Sit on the floor with your upper back against a bench or box. Pull a loaded barbell over your legs and into your hip crease, and then kick your feet back so they’re flat on the floor.

From here, push your hips upward into the bar until they’re locked out. Your shins should be nearly vertical, and there should be a horizontal line from your kneecap to your head with the bar balanced atop your groin. Reverse the motion by breaking at the hip and sinking into flexion again. 

How to Hip Hinge

To get the most out of a deadlift or any of its alternatives, a solid understanding of the hip hinge will go a long way. Any deadlift-adjacent exercise you perform will require you to hinge properly if you want to get it done. 

Step 1 — Unlock Your Hips

Hip Hinge Step 1

Start your descent by softly unlocking your knees. You want to keep them as extended as you can without locking them out completely — from here, start shifting your hips backwards without bending the knees any further. Be mindful to keep your core braced. Allow your gaze to fall forward as you bow. 

Step 2 Bend and Bow

Hip Thrust Step 2

A solidly executed hip hinge should stretch your posterior chain. While you may or may not feel an actual stretching sensation across the hamstrings, you know you’re at the end of the repetition once your torso has reached a nearly-parallel position with the floor.
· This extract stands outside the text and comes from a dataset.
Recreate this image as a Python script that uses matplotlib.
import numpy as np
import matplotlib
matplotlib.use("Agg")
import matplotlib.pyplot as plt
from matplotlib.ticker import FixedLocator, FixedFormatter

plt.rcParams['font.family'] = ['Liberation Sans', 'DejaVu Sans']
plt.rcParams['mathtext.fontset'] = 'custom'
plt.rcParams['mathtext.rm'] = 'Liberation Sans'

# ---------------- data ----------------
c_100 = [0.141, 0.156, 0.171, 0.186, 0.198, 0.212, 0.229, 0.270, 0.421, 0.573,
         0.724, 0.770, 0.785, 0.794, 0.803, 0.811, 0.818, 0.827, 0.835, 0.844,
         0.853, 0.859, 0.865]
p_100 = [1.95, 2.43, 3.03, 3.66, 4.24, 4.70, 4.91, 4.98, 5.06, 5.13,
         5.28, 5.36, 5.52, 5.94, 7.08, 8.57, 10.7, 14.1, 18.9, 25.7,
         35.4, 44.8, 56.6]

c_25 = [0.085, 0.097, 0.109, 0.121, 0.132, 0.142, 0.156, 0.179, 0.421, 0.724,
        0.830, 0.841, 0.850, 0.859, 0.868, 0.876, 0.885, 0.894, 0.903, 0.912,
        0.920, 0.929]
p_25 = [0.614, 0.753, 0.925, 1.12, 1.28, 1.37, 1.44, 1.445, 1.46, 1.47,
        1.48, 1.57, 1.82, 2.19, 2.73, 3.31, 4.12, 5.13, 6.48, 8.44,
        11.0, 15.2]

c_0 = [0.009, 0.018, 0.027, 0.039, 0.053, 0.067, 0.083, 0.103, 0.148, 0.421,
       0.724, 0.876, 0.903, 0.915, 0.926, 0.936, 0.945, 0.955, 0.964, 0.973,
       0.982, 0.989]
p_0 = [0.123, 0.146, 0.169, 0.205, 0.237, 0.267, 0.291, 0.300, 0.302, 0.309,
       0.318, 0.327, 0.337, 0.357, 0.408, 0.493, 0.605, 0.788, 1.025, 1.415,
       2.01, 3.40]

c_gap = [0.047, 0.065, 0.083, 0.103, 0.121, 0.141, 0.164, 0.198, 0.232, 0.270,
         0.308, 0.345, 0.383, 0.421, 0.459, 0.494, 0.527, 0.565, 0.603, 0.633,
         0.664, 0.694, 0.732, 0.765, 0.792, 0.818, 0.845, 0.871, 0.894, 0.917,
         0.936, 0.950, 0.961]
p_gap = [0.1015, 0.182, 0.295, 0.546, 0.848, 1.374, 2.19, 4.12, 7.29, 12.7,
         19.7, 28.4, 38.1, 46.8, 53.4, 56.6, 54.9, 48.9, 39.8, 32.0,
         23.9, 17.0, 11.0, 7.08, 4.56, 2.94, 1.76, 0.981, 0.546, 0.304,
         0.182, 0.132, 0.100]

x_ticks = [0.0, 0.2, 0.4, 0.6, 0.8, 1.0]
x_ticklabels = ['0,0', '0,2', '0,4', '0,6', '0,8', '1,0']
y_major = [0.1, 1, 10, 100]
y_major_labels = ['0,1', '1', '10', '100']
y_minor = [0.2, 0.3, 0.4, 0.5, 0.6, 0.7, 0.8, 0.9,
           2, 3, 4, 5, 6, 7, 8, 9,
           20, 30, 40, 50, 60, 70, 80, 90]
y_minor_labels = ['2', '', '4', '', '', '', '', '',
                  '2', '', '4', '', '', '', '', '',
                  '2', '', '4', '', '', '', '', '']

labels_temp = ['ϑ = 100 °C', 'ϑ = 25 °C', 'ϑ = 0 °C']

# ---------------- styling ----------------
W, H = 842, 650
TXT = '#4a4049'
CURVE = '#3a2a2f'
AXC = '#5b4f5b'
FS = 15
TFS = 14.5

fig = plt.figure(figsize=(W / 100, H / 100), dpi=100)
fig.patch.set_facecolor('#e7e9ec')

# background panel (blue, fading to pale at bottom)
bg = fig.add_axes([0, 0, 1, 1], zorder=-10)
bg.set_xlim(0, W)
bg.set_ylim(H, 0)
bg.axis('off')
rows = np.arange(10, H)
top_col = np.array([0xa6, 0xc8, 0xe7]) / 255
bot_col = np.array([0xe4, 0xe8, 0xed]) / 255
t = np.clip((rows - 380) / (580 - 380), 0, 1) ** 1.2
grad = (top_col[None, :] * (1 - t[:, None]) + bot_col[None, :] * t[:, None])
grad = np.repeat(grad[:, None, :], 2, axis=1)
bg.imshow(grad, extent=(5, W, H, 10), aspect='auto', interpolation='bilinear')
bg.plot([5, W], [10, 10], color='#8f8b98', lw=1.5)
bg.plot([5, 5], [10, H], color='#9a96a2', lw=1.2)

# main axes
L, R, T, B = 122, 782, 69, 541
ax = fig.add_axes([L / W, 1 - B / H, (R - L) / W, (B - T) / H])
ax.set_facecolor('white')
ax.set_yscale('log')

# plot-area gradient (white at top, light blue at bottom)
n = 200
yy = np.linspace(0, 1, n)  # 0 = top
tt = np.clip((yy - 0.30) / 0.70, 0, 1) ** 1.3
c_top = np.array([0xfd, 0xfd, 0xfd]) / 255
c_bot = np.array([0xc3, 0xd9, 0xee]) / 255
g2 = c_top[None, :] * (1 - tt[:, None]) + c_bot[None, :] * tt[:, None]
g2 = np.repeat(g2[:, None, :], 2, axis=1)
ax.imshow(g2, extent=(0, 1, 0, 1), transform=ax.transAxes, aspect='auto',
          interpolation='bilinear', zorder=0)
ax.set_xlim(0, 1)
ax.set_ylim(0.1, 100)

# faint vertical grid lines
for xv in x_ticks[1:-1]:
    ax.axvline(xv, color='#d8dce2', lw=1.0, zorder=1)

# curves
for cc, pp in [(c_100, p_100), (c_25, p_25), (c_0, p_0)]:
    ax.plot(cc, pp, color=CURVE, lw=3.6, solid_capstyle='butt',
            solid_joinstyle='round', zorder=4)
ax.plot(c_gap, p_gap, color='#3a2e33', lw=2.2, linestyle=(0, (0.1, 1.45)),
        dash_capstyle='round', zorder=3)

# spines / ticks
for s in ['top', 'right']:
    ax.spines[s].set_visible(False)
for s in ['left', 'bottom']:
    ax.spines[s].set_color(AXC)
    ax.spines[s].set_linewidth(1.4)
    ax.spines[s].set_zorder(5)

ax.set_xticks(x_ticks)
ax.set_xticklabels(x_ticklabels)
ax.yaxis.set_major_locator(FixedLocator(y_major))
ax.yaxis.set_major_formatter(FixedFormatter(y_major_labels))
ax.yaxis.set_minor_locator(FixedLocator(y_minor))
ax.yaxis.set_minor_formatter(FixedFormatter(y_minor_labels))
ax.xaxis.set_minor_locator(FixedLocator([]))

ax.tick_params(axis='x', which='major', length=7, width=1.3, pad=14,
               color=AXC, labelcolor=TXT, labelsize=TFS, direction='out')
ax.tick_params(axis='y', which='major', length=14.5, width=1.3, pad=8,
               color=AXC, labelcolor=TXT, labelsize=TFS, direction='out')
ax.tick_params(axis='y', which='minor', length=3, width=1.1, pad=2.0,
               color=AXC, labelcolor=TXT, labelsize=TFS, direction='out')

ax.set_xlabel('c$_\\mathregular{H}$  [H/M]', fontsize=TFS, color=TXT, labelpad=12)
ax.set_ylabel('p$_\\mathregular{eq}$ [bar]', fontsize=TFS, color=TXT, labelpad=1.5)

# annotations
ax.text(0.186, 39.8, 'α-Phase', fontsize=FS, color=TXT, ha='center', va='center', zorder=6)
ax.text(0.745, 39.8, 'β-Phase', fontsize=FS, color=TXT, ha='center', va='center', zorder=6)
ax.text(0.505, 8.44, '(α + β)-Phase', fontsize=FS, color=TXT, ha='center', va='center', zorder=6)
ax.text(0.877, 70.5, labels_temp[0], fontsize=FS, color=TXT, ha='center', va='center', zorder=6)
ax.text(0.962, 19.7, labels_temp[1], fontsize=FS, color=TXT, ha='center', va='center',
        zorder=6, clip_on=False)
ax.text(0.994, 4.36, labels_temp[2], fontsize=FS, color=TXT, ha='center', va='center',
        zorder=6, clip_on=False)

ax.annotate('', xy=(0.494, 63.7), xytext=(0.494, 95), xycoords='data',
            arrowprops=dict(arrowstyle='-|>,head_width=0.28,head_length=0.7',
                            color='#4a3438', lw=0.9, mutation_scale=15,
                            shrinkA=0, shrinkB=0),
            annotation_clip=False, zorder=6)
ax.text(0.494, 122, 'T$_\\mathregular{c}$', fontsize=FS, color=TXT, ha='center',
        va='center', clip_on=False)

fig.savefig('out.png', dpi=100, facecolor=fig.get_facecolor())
Step 3 Thrust Yourself Tall

Hip Hinge Step 3

Complete each repetition by bringing yourself back to the beginning. Squeeze the hamstrings and glutes while maintaining your brace – returning to a fully locked out and tall-standing position. Think about pushing your hips forward, back under your shoulders. 
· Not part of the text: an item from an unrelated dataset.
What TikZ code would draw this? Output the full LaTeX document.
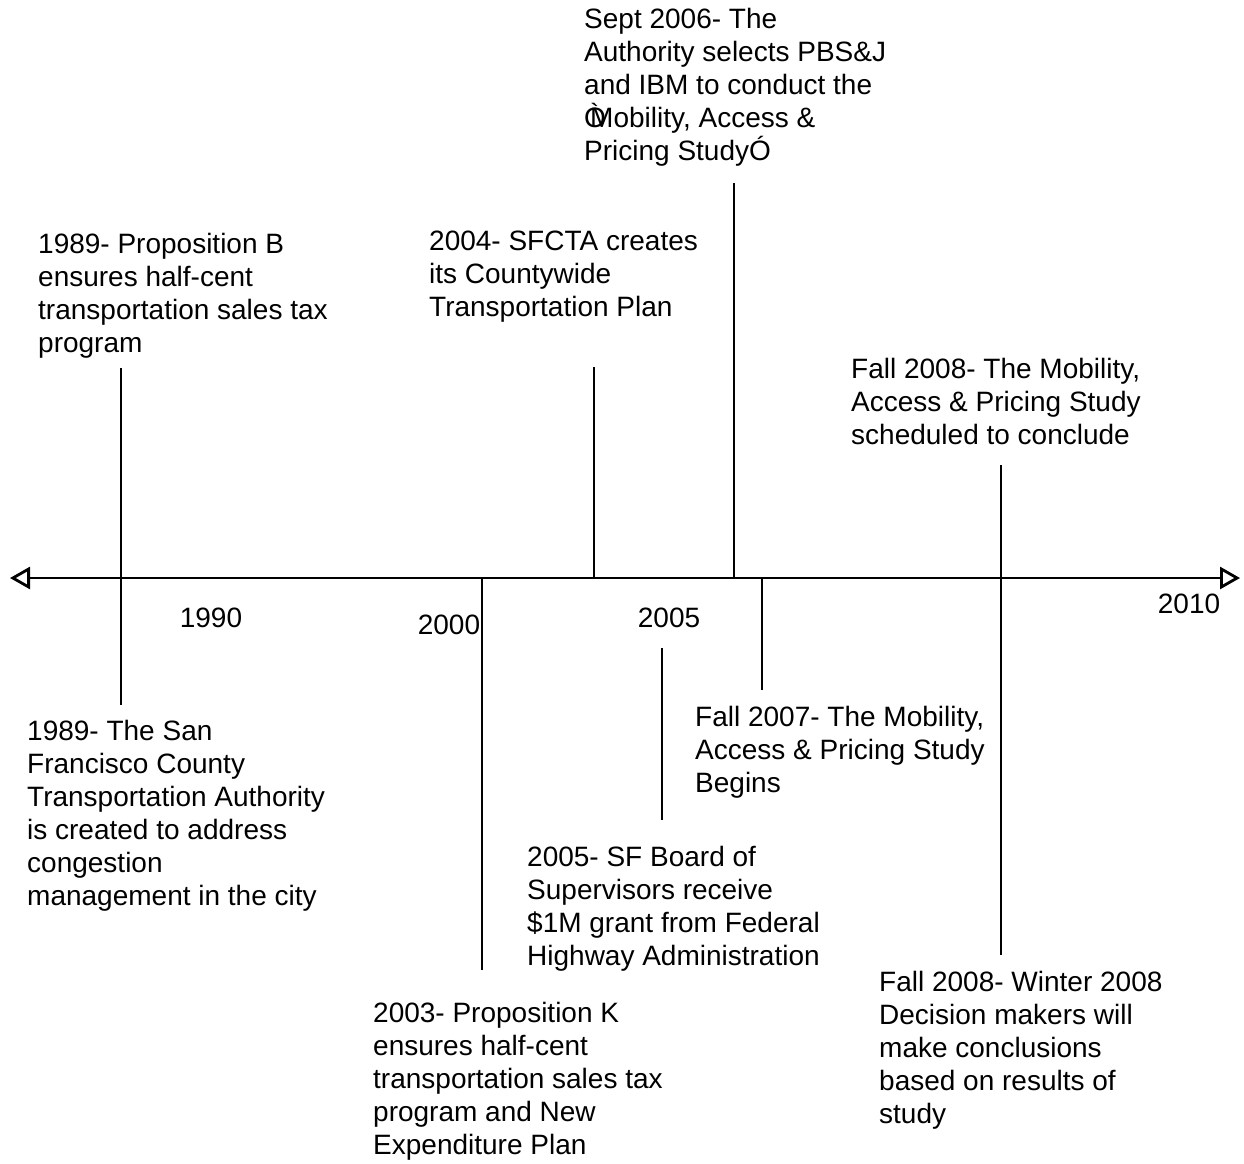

Benefits of Non-Deadlift Exercises

Deadlift alternatives are a great way to fine tune your hip hinge mechanics and also chase some great muscle gain in the process. These movements help you achieve many of the same overall outcomes of a deadlift when actually performing the lift itself isn’t in cards.

Building a Base

Building a base of strength and skill using your posterior chain of muscles is one of the best things you can do for any fitness goal. The muscles of the back, hamstrings, and glutes contribute to posterior chain strength, a great physique, and transferable strength to a barbell sport.

Woman performs back extension in gym
Credit: Bojan Milinkov / Shutterstock

Getting a head start on these qualities via low-level alternatives is a great way to ensure you’re setting yourself up for success in the long run.
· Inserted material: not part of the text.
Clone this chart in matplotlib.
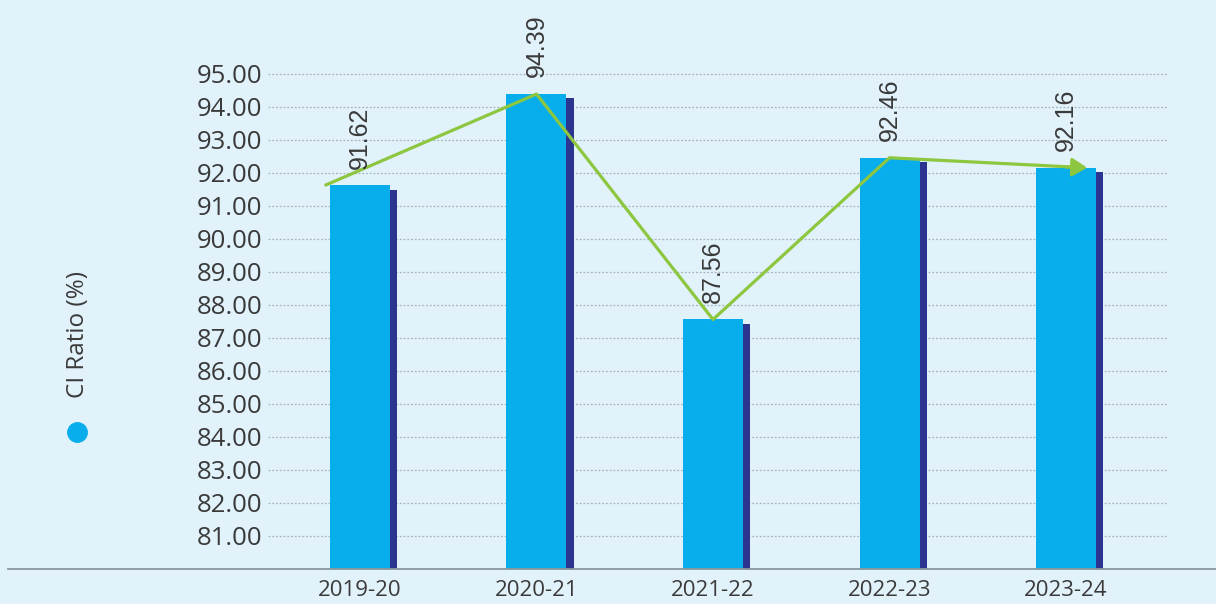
import matplotlib
matplotlib.use("Agg")
import matplotlib.pyplot as plt
from matplotlib.lines import Line2D

years = ["2019-20", "2020-21", "2021-22", "2022-23", "2023-24"]
ci_ratio = [91.62, 94.39, 87.56, 92.46, 92.16]
yticks = list(range(81, 96))

BG = "#E1F2FB"
BAR = "#08AEEC"
SHADOW = "#2B3590"
GREEN = "#8DC63F"
TEXT = "#3A3A3A"
GRID = "#A8B4BC"

W, H = 1216, 604
fig = plt.figure(figsize=(W / 100, H / 100), dpi=100, facecolor=BG)
ax = fig.add_axes([268 / W, 1 - 569 / H, (1167 - 268) / W, 569 / H])
ax.set_facecolor(BG)

x = list(range(len(years)))
bw = 0.34
# dark edge peeking out on the right of each bar
ax.bar([i + 0.04 for i in x], [v - 80.13 for v in ci_ratio], bottom=80,
       width=bw, color=SHADOW, zorder=2)
ax.bar(x, [v - 80 for v in ci_ratio], bottom=80, width=bw, color=BAR, zorder=3)

# trend line with arrow head on the last point
xl = [i + d for i, d in zip(x, [-0.2, 0.0, 0.0, 0.0, 0.12])]
ax.plot(xl[:-1] + [xl[-1] - 0.05], ci_ratio[:-1] + [ci_ratio[-1] + 0.01],
        color=GREEN, lw=2.3, zorder=4, solid_capstyle="butt")
ax.annotate("", xy=(xl[-1], ci_ratio[-1]), xytext=(xl[-1] - 0.12, ci_ratio[-1] + 0.02),
            arrowprops=dict(arrowstyle="-|>,head_length=0.9,head_width=0.55",
                            color=GREEN, lw=2.3, shrinkA=0, shrinkB=0), zorder=5)

for i, v in zip(x, ci_ratio):
    ax.annotate(f"{v:.2f}", xy=(i, v), xytext=(0, 12), textcoords="offset points",
                rotation=90, ha="center", va="bottom", fontsize=18,
                family="Liberation Sans", color=TEXT, zorder=6)

ax.set_xlim(-0.521, 4.572)
ax.set_ylim(80, 97.24)
ax.set_yticks(yticks)
ax.set_yticklabels([f"{t:.2f}" for t in yticks], fontsize=18.5,
                   family="Open Sans", color=TEXT)
ax.set_xticks(x)
ax.set_xticklabels(years, fontsize=16, family="Open Sans", color=TEXT)
ax.tick_params(axis="y", length=0, pad=4)
ax.tick_params(axis="x", length=0, pad=8)
ax.grid(axis="y", ls=(0, (1.5, 1.5)), color=GRID, lw=0.9, zorder=0)
for s in ax.spines.values():
    s.set_visible(False)

# baseline across the full width
fig.add_artist(Line2D([8 / W, 1], [1 - 569 / H] * 2, color="#8A979F", lw=1.3))

# series label on the left
fig.text(78 / W, 1 - 334 / H, "CI Ratio (%)", rotation=90, ha="center", va="center",
         fontsize=17.5, family="Open Sans", color=TEXT)
fig.add_artist(Line2D([77 / W], [1 - 432 / H], marker="o", ms=14, color=BAR, mec=BAR))

fig.savefig("out.png", dpi=100, facecolor=BG)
Using deadlift alternatives that still challenge your posterior chain are a fantastic tool to elongate your progress in the gym before ever eyeing up a barbell.

Refining Technical Skill

Whether you want to deadlift or not, you need to know how to hinge your hips. The ability to properly brace your core and load your back, glutes, and hamstrings will help make you a more robust and resilient athlete.

While the deadlift itself is probably the best way to develop the hinge, alternative exercises are a smart way to stay strong in whichever goal you pursue.

Strengthening Weak Points

Deadlift alternatives can also be a clever way to isolate weak points, specific ranges of motion, or muscle groups all along the posterior chain. If you notice a lagging body part like the glutes, you can certainly help bring them up using 45-degree hip extensions or good mornings with much less load than a full deadlift.

Accommodating a Lack of Equipment 

Perhaps the biggest benefit of deadlift alternatives is the ability to train an enormous number of muscle groups and the skill of the hip hinge without the use of a heavily-loaded barbell.

If, for whatever reason, you lack the resources to deadlift with a bar, you can still make clever substitutions to ensure as little is lost in the interim as possible. 

Wrapping Up

Whether you’re trying to get strong, build muscle, or just started in the gym, the deadlift probably isn’t too far off your training radar. While it’s a great exercise for a number of reasons, you may not like, want, or even need to deadlift to accomplish your goals.

Breaking the deadlift down into its component parts can help you understand how to attack each aspect using clever alternatives. From medicine balls, kettlebells, and even your own bodyweight, these deadlift alternatives can be just as valuable to your training as a loaded barbell ever could.